Die Proteste, die sich ursprünglich gegen Preiserhöhungen und die hohe Arbeitslosigkeit richteten, hatten sich in den vergangenen Tagen immer mehr zum Aufstand gegen den Präsidenten entwickelt. Ben Ali war am frühen Samstagmorgen in der saudischen Hafenstadt Dschidda eingetroffen. Man habe Ben Ali und seine Familie im Königreich willkommen geheißen, meldete die saudische Nachrichtenagentur SPA. Ben Ali hatte nach französischen Medienberichten zuvor vergeblich versucht, in Paris zu landen.
Militär geht gegen Elite-Polizisten vor
Die Hintermänner der Plünderungen in Tunesien blieben vorerst im Dunkeln. Kriminelle Banden hätten von dem Chaos profitiert und Geschäfte geplündert, sagte der Oppositionspolitiker Mustafa Ben Jaafar dem französischen Sender France Info. Auch Verwaltungsgebäude seien angegriffen worden.
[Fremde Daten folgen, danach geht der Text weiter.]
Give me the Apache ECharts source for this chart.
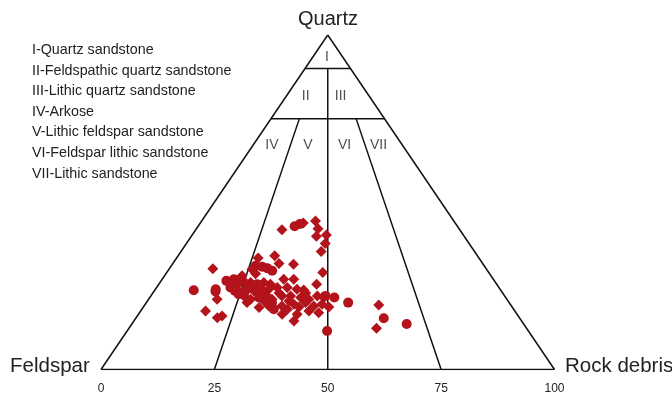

Vor Reportermikrofonen äußerten mehrere Tunesier dagegen den Verdacht, dass Angehörige der Miliz das Machtvakuum nutzten und an Plünderungen beteiligt waren. Tunesische Soldaten setzten Hunderte von Ben Alis Elite-Polizisten fest. Ihnen wird vorgeworfen, für die gewaltsame Eskalation bei den Massen-Demonstrationen der vergangenen Tage verantwortlich gewesen zu sein. Mehrere von ihnen stehen zudem im Verdacht, an Plünderungen und Zerstörungen beteiligt gewesen zu sein.